== GIVEN RECORDS ==

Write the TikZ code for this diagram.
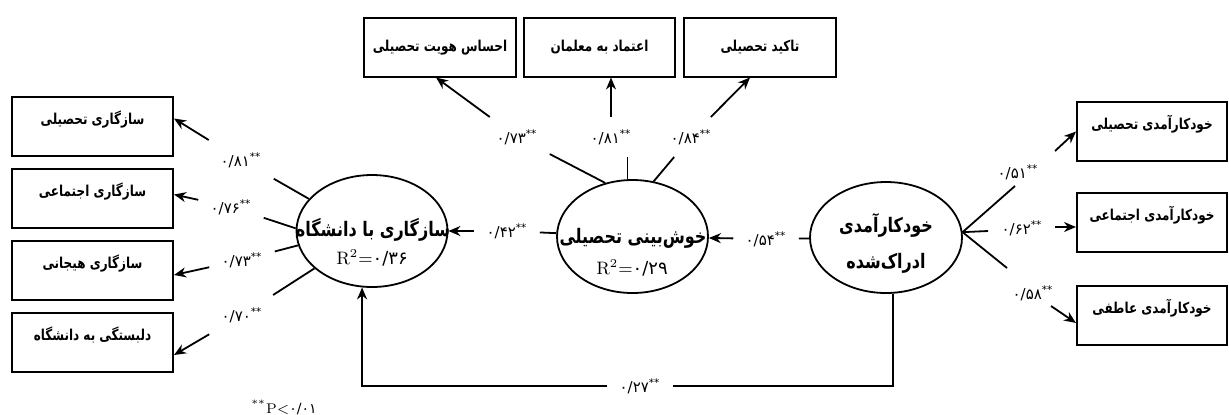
\documentclass[tikz,border=0pt]{standalone}
\usepackage{fontspec}
\usetikzlibrary{arrows.meta,shapes.geometric}
\TeXXeTstate=1
\newfontfamily\fa[Script=Arabic]{DejaVu Sans}
\newfontfamily\fan[Script=Arabic,FakeStretch=0.8]{DejaVu Sans}
\newcommand\RL[1]{{\beginR #1\endR}}
\newcommand\cf[1]{#1\textsuperscript{**}}
\tikzset{
 bx/.style={draw, line width=1pt, minimum height=29.5pt, inner sep=0pt, font=\fan\bfseries\fontsize{7.5}{9}\selectfont, text height=6pt, text depth=8pt},
 lat/.style={draw, ellipse, line width=0.9pt, inner sep=0pt},
 etx/.style={font=\fan\bfseries\fontsize{10}{12}\selectfont, inner sep=0pt},
 rtx/.style={font=\fontsize{9}{11}\selectfont, inner sep=0pt},
 coef/.style={font=\fa\fontsize{7.5}{8}\selectfont, inner sep=6pt},
 ln/.style={line width=0.9pt},
 arr/.style={line width=0.9pt, -{Stealth[length=6pt,width=5pt]}},
}
\begin{document}
\begin{tikzpicture}[x=0.5pt,y=-0.5pt]
\useasboundingbox (0,0) rectangle (1229,414);
% left boxes
\node[bx, minimum width=80.5pt] (B1) at (92.5,126.5) {\RL{سازگاری تحصیلی}};
\node[bx, minimum width=80.5pt] (B2) at (92.5,198.5) {\RL{سازگاری اجتماعی}};
\node[bx, minimum width=80.5pt] (B3) at (92.5,270) {\RL{سازگاری هیجانی}};
\node[bx, minimum width=80.5pt] (B4) at (92.5,342) {\RL{دلبستگی به دانشگاه}};
% top boxes
\node[bx, minimum width=76pt, text depth=2pt] (T1) at (440,47) {\RL{احساس هویت تحصیلی}};
\node[bx, minimum width=75.5pt, text depth=2pt] (T2) at (599.5,47) {\RL{اعتماد به معلمان}};
\node[bx, minimum width=76pt, text depth=2pt] (T3) at (760,47) {\RL{تاکید تحصیلی}};
% right boxes
\node[bx, minimum width=75pt] (RB1) at (1152,131.5) {\RL{خودکارآمدی تحصیلی}};
\node[bx, minimum width=75pt] (RB2) at (1152,222) {\RL{خودکارآمدی اجتماعی}};
\node[bx, minimum width=75pt] (RB3) at (1152,315) {\RL{خودکارآمدی عاطفی}};
% latent ellipses
\node[lat, minimum width=75.5pt, minimum height=56pt] (L) at (372,231) {};
\node[lat, minimum width=75.5pt, minimum height=56.5pt] (M) at (632.5,236.5) {};
\node[lat, minimum width=76pt, minimum height=55.5pt] (R) at (886,237.5) {};
\node[etx] (Lt) at (373,230) {\RL{سازگاری با دانشگاه}};
\node[rtx] (Lr) at (372,258) {R\textsuperscript{2}={\fa ۰/۳۶}};
\node[etx] (Mt) at (633,238) {\RL{خوش‌بینی تحصیلی}};
\node[rtx] (Mr) at (632,268) {R\textsuperscript{2}={\fa ۰/۲۹}};
\node[etx] (Rt1) at (886,225) {\RL{خودکارآمدی}};
\node[etx] (Rt2) at (886,263) {\RL{ادراک‌شده}};
% left loadings
\node[coef] (c1) at (241,160) {\cf{۰/۸۱}};
\draw[ln] (L.153) -- (c1); \draw[arr] (c1) -- ([yshift=4pt]B1.east);
\node[coef] (c2) at (231,207) {\cf{۰/۷۶}};
\draw[ln] (L.178) -- (c2); \draw[arr] (c2) -- ([yshift=2pt]B2.east);
\node[coef] (c3) at (242,260) {\cf{۰/۷۳}};
\draw[ln] (L.191) -- (c3); \draw[arr] (c3) -- ([yshift=-2.5pt]B3.east);
\node[coef] (c4) at (242,315) {\cf{۰/۷۰}};
\draw[ln] (L.213) -- (c4); \draw[arr] (c4) -- ([yshift=-6.5pt]B4.east);
% top loadings
\node[coef] (c5) at (517,137) {\cf{۰/۷۳}};
\draw[ln] (M.117) -- (c5); \draw[arr] (c5) -- ([xshift=-2pt]T1.south);
\node[coef] (c6) at (611,137) {\cf{۰/۸۱}};
\draw[ln] (M.95) -- (M.95 |- c6.south); \draw[arr] (c6.north) -- (c6.north |- T2.south);
\node[coef] (c7) at (691,137) {\cf{۰/۸۴}};
\draw[ln] (M.69) -- (c7); \draw[arr] (c7) -- ([xshift=-5pt]T3.south);
% structural paths
\node[coef] (c8) at (766,239) {\cf{۰/۵۴}};
\draw[ln] (R) -- (c8); \draw[arr] (c8) -- (M);
\node[coef] (c9) at (507,231) {\cf{۰/۴۲}};
\draw[ln] (M) -- (c9); \draw[arr] (c9) -- (L);
\node[coef] (c13) at (640,386) {\cf{۰/۲۷}};
\draw[ln] (R.-83) |- (c13); \draw[arr] (c13) -| (L.-100);
% right loadings
\coordinate (ra1) at (1015,186); \coordinate (rb1) at (1055,151);
\node[coef] (c10) at (1018,172) {\cf{۰/۵۱}};
\draw[ln] (R.4) -- (ra1); \draw[arr] (rb1) -- (RB1.west);
\coordinate (ra2) at (988,231); \coordinate (rb2) at (1055,227);
\node[coef] (c11) at (1022,228) {\cf{۰/۶۲}};
\draw[ln] (R.4) -- (ra2); \draw[arr] (rb2) -- ([yshift=-2.5pt]RB2.west);
\coordinate (ra3) at (1007,268); \coordinate (rb3) at (1051,306);
\node[coef] (c12) at (1033,293) {\cf{۰/۵۸}};
\draw[ln] (R.4) -- (ra3); \draw[arr] (rb3) -- ([yshift=-4pt]RB3.west);
% footnote
\node[font=\fontsize{7}{8}\selectfont, inner sep=0pt] (fn) at (284,407) {\textsuperscript{**}P<{\fa ۰/۰۱}};
\end{tikzpicture}
\end{document}
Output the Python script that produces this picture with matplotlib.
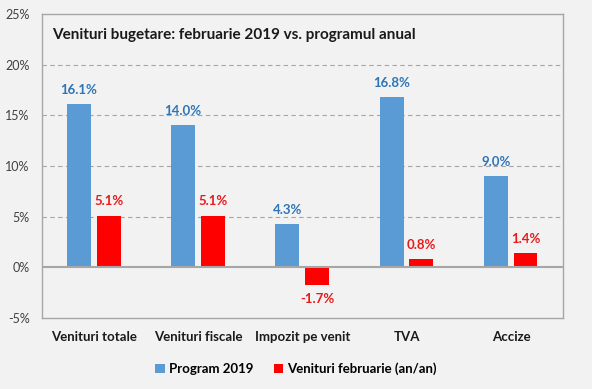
import numpy as np
import matplotlib.pyplot as plt

categorii = ["Venituri totale", "Venituri fiscale", "Impozit pe venit", "TVA", "Accize"]
program_2019 = [16.1, 14.0, 4.3, 16.8, 9.0]
venituri_feb = [5.1, 5.1, -1.7, 0.8, 1.4]

plt.rcParams['font.family'] = ['Lato', 'DejaVu Sans']

fig = plt.figure(figsize=(5.92, 3.89), dpi=100, facecolor="#f2f2f2")
ax = fig.add_axes([0.071, 0.1825, 0.88, 0.782])
ax.set_facecolor("#f2f2f2")

x = np.arange(len(categorii))
w = 0.23
b1 = ax.bar(x - 0.145, program_2019, w, color="#5b9bd5", label="Program 2019", zorder=3)
b2 = ax.bar(x + 0.14, venituri_feb, w, color="#ff0000", label="Venituri februarie (an/an)", zorder=3)

for r, v in zip(b1, program_2019):
    ax.text(r.get_x() + r.get_width() / 2, v + 0.8, f"{v:.1f}%", ha="center", va="bottom",
            color="#2e75b6", fontsize=9.5, fontweight="bold")
for r, v in zip(b2, venituri_feb):
    off = 0.8 if v >= 0 else -0.8
    ax.text(r.get_x() + r.get_width() / 2, v + off, f"{v:.1f}%", ha="center",
            va="bottom" if v >= 0 else "top", color="#e8191a", fontsize=9.5, fontweight="bold")

ax.set_xlim(-0.5, 4.5)
ax.set_ylim(-5, 25)
ax.set_yticks(range(-5, 26, 5))
ax.set_yticklabels([f"{t}%" for t in range(-5, 26, 5)], fontsize=9, color="#404040")
ax.set_xticks(x)
ax.set_xticklabels(categorii, fontsize=9.5, fontweight="bold", color="#1a1a1a")
ax.tick_params(length=0)
ax.tick_params(axis="x", pad=9)
ax.tick_params(axis="y", pad=9)

for t in range(5, 25, 5):
    ax.axhline(t, color="#a6a6a6", lw=0.8, ls=(0, (4, 3)), zorder=1)
ax.axhline(0, color="#a6a6a6", lw=1.5, zorder=4)
for s in ax.spines.values():
    s.set_color("#a6a6a6")
    s.set_linewidth(1)

ax.text(0.02, 0.93, "Venituri bugetare: februarie 2019 vs. programul anual", transform=ax.transAxes,
        fontsize=11, fontweight="bold", color="#1a1a1a", va="center")

fig.legend(loc="center", bbox_to_anchor=(0.5, 0.052), ncol=2, frameon=False,
           handlelength=0.7, handleheight=0.7, handletextpad=0.3, columnspacing=1.6,
           prop={"weight": "bold", "size": 9.5})

fig.savefig("out.png", dpi=100, facecolor=fig.get_facecolor())
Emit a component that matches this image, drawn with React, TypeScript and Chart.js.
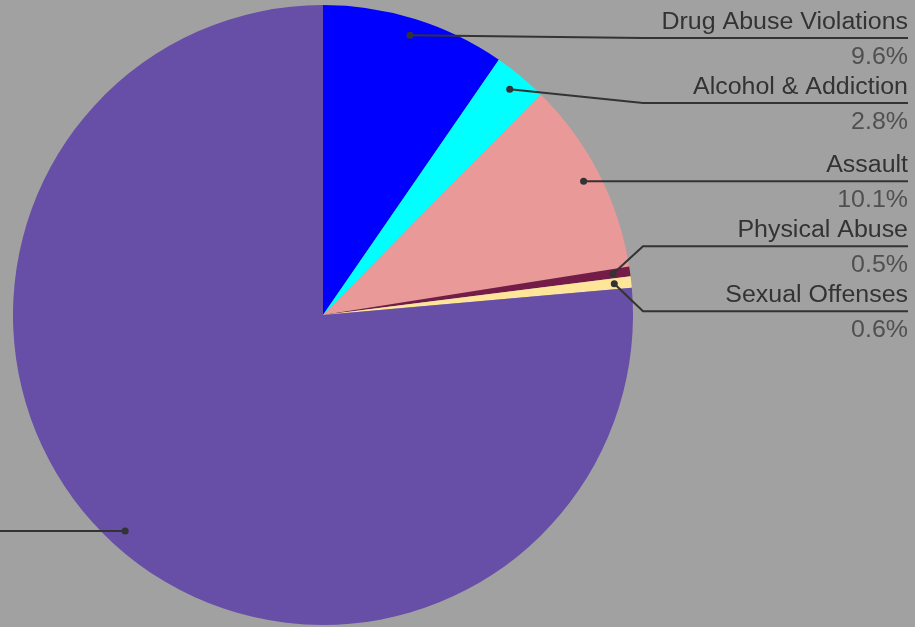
import React, { useEffect, useRef } from "react";
import { Chart, registerables } from "chart.js";

Chart.register(...registerables);

const categories = [
  "Drug Abuse Violations",
  "Alcohol & Addiction",
  "Assault",
  "Physical Abuse",
  "Sexual Offenses",
  "Other",
];
const values = [9.6, 2.8, 10.1, 0.5, 0.6, 76.4];
const percentLabels = ["9.6%", "2.8%", "10.1%", "0.5%", "0.6%", "76.4%"];
const colors = ["#0000ff", "#00ffff", "#ea9999", "#741b47", "#ffe599", "#674ea7"];

const BG = "#a1a1a1";
const FONT = '23px "Liberation Sans", Arial, sans-serif';
const TEXT_STRETCH = 1.085;

type Item = { idx: number; dotX: number; dotY: number; desired: number; pos: number };

function spread(items: Item[], gap: number, minY: number) {
  items.sort((a, b) => a.desired - b.desired);
  let groups = items.map((it) => ({ members: [it], center: it.desired }));
  let merged = true;
  while (merged) {
    merged = false;
    for (let i = 0; i < groups.length - 1; i++) {
      const a = groups[i];
      const b = groups[i + 1];
      const aBottom = a.center + ((a.members.length - 1) * gap) / 2;
      const bTop = b.center - ((b.members.length - 1) * gap) / 2;
      if (bTop - aBottom < gap) {
        const members = a.members.concat(b.members);
        const center = members.reduce((s, m) => s + m.desired, 0) / members.length;
        groups.splice(i, 2, { members, center });
        merged = true;
        break;
      }
    }
  }
  for (const g of groups) {
    const n = g.members.length;
    g.members.forEach((m, k) => {
      m.pos = g.center + (k - (n - 1) / 2) * gap;
    });
  }
  for (let i = 0; i < items.length; i++) {
    const lo = i === 0 ? minY : items[i - 1].pos + gap;
    if (items[i].pos < lo) items[i].pos = lo;
  }
}

function drawText(ctx: CanvasRenderingContext2D, text: string, x: number, y: number, color: string) {
  ctx.save();
  ctx.translate(x, y);
  ctx.scale(TEXT_STRETCH, 1);
  ctx.fillStyle = color;
  ctx.fillText(text, 0, 0);
  ctx.restore();
}

const calloutPlugin = {
  id: "callouts",
  afterDatasetsDraw(chart: any) {
    const ctx = chart.ctx as CanvasRenderingContext2D;
    const meta = chart.getDatasetMeta(0);
    const W = chart.width;
    const right: Item[] = [];
    const left: Item[] = [];
    let cx = 0;
    let R = 0;
    meta.data.forEach((arc: any, i: number) => {
      const p = arc.getProps(["x", "y", "startAngle", "endAngle", "outerRadius"], true);
      cx = p.x;
      R = p.outerRadius;
      const mid = (p.startAngle + p.endAngle) / 2;
      const dx = p.x + Math.cos(mid) * R * 0.945;
      const dy = p.y + Math.sin(mid) * R * 0.945;
      const it: Item = { idx: i, dotX: dx, dotY: dy, desired: dy, pos: dy };
      if (Math.cos(mid) >= 0) right.push(it);
      else left.push(it);
    });
    spread(right, 65, 38);
    spread(left, 65, 38);

    ctx.save();
    ctx.strokeStyle = "#333333";
    ctx.lineWidth = 2;
    const drawSide = (items: Item[], isRight: boolean) => {
      const kinkX = isRight ? cx + R + 10 : cx - R - 10;
      const endX = isRight ? W - 7 : kinkX - 260;
      for (const it of items) {
        ctx.beginPath();
        ctx.moveTo(it.dotX, it.dotY);
        ctx.lineTo(kinkX, it.pos);
        ctx.lineTo(endX, it.pos);
        ctx.stroke();
        ctx.beginPath();
        ctx.fillStyle = "#333333";
        ctx.arc(it.dotX, it.dotY, 3.5, 0, Math.PI * 2);
        ctx.fill();
        ctx.font = FONT;
        ctx.textAlign = isRight ? "right" : "left";
        ctx.textBaseline = "alphabetic";
        drawText(ctx, categories[it.idx], endX, it.pos - 9, "#333333");
        drawText(ctx, percentLabels[it.idx], endX, it.pos + 26, "#505050");
      }
    };
    drawSide(right, true);
    drawSide(left, false);
    ctx.restore();
  },
};

const bgPlugin = {
  id: "bg",
  beforeDraw(chart: any) {
    const ctx = chart.ctx as CanvasRenderingContext2D;
    ctx.save();
    ctx.fillStyle = BG;
    ctx.fillRect(0, 0, chart.width, chart.height);
    ctx.restore();
  },
};

export default function App() {
  const ref = useRef<HTMLCanvasElement | null>(null);
  useEffect(() => {
    document.body.style.margin = "0";
    document.body.style.background = BG;
    if (!ref.current) return;
    const chart = new Chart(ref.current, {
      type: "pie",
      data: {
        labels: categories,
        datasets: [
          {
            data: values,
            backgroundColor: colors,
            borderWidth: 0,
          },
        ],
      },
      options: {
        responsive: false,
        animation: false,
        layout: { padding: { left: 13, top: 5, right: 282, bottom: 2 } },
        plugins: {
          legend: { display: false },
          tooltip: { enabled: false },
        },
      },
      plugins: [bgPlugin, calloutPlugin],
    });
    return () => chart.destroy();
  }, []);
  return (
    <div style={{ position: "fixed", left: 0, top: 0, width: 915, height: 627 }}>
      <canvas ref={ref} width={915} height={627} style={{ width: 915, height: 627, display: "block" }} />
    </div>
  );
}
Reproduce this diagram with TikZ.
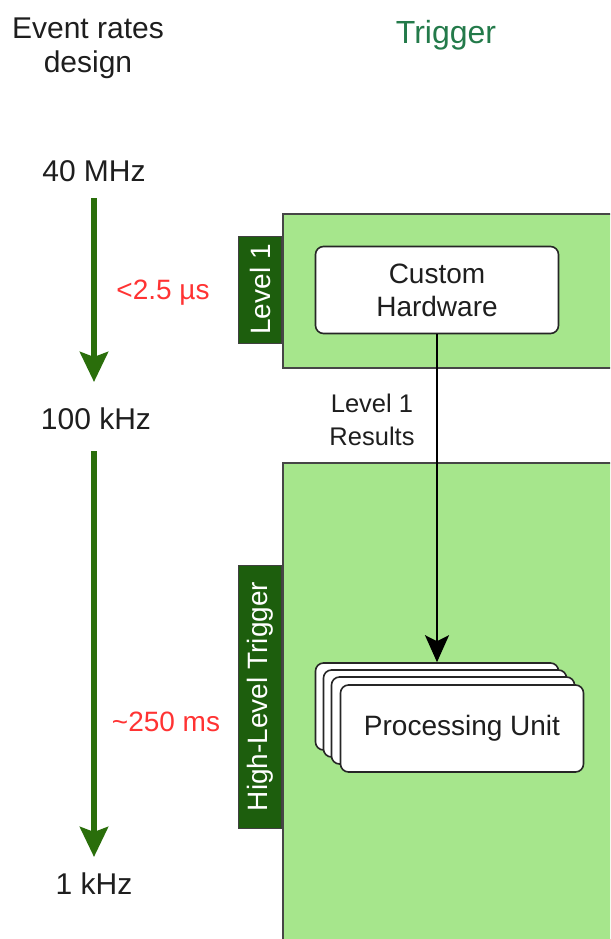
\documentclass[tikz,border=0pt]{standalone}
\usepackage{fontspec}
\setmainfont{Liberation Sans}
\usetikzlibrary{arrows.meta}
\definecolor{panelgreen}{RGB}{166,230,140}
\definecolor{tabgreen}{RGB}{29,94,13}
\definecolor{arrowgreen}{RGB}{42,110,11}
\definecolor{titlegreen}{RGB}{35,122,74}
\definecolor{latred}{RGB}{255,51,51}
\definecolor{txt}{RGB}{30,30,30}
\definecolor{edge}{RGB}{70,70,70}
\begin{document}
\begin{tikzpicture}[x=1pt,y=-1pt,
  rate/.style={font=\fontsize{30}{34}\selectfont, text=txt, inner sep=0pt},
  lat/.style={font=\fontsize{28}{32}\selectfont, text=latred, inner sep=0pt},
  panel/.style={fill=panelgreen, draw=edge, line width=1.5pt, anchor=north west, inner sep=0pt},
  tab/.style={fill=tabgreen, draw=black!75, line width=1pt, text=white, rotate=90,
    font=\fontsize{28}{32}\selectfont, inner sep=0pt, minimum height=43pt},
  box/.style={fill=white, draw=black!85, line width=1.6pt, rounded corners=8pt,
    minimum width=243pt, minimum height=87pt, inner sep=0pt, align=center,
    font=\fontsize{28}{33}\selectfont, text=txt},
  garrow/.style={draw=arrowgreen, line width=6pt, -{Stealth[length=30pt,width=28pt,inset=5pt]}},
  karrow/.style={draw=black, line width=2.2pt, -{Stealth[length=27pt,width=24pt,inset=6pt]}}
]
\useasboundingbox (0,0) rectangle (610,939);
\clip (0,0) rectangle (610,939);

% headers
\node[rate, align=center] (hdr) at (88,48) {Event rates\\design};
\node[font=\fontsize{32}{36}\selectfont, text=titlegreen, inner sep=0pt] (trig) at (446,35) {Trigger};

% rates column
\node[rate] (r40) at (94,171) {40 MHz};
\node[rate] (r100) at (96,419) {100 kHz};
\node[rate] (r1) at (94,884) {1 kHz};
\coordinate (a1s) at (94,198);
\coordinate (a1e) at (94,382);
\coordinate (a2s) at (94,451);
\coordinate (a2e) at (94,857);
\draw[garrow] (a1s) -- (a1e);
\draw[garrow] (a2s) -- (a2e);
\node[lat] (lat1) at (163,293) {<2.5 µs};
\node[lat] (lat2) at (166,722) {\textasciitilde 250 ms};

% panels
\node[panel, minimum width=345pt, minimum height=154pt] (l1panel) at (282,213) {};
\node[panel, minimum width=345pt, minimum height=500pt] (hltpanel) at (282,462) {};
\node[tab, minimum width=107pt] (l1tab) at (260,289.5) {Level 1};
\node[tab, minimum width=263pt] (hlttab) at (260,696.5) {High-Level Trigger};

% boxes
\node[box] (ch) at (437,290) {Custom\\Hardware};
\node[box] (pu1) at (437,706.5) {};
\node[box] (pu2) at (445,713.5) {};
\node[box] (pu3) at (453,720.5) {};
\node[box] (pu4) at (462,728.5) {Processing Unit};

\draw[karrow] (ch.south) -- (ch.south |- pu1.north);
\node[font=\fontsize{25.5}{33}\selectfont, text=txt, align=center, inner sep=0pt] (res) at (372,420) {Level 1\\Results};
\end{tikzpicture}
\end{document}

===

Look above for the line with "Emit a component"; quote it and every line after it, stopping after the line with "number; dotX: number;", exactly, with nothing added and without pictures.

COMPLETE RESPONSE:
Emit a component that matches this image, drawn with React, TypeScript and Chart.js.
import React, { useEffect, useRef } from "react";
import { Chart, registerables } from "chart.js";

Chart.register(...registerables);

const categories = [
  "Drug Abuse Violations",
  "Alcohol & Addiction",
  "Assault",
  "Physical Abuse",
  "Sexual Offenses",
  "Other",
];
const values = [9.6, 2.8, 10.1, 0.5, 0.6, 76.4];
const percentLabels = ["9.6%", "2.8%", "10.1%", "0.5%", "0.6%", "76.4%"];
const colors = ["#0000ff", "#00ffff", "#ea9999", "#741b47", "#ffe599", "#674ea7"];

const BG = "#a1a1a1";
const FONT = '23px "Liberation Sans", Arial, sans-serif';
const TEXT_STRETCH = 1.085;

type Item = { idx: number; dotX: number; dotY: number; desired: number; pos: number };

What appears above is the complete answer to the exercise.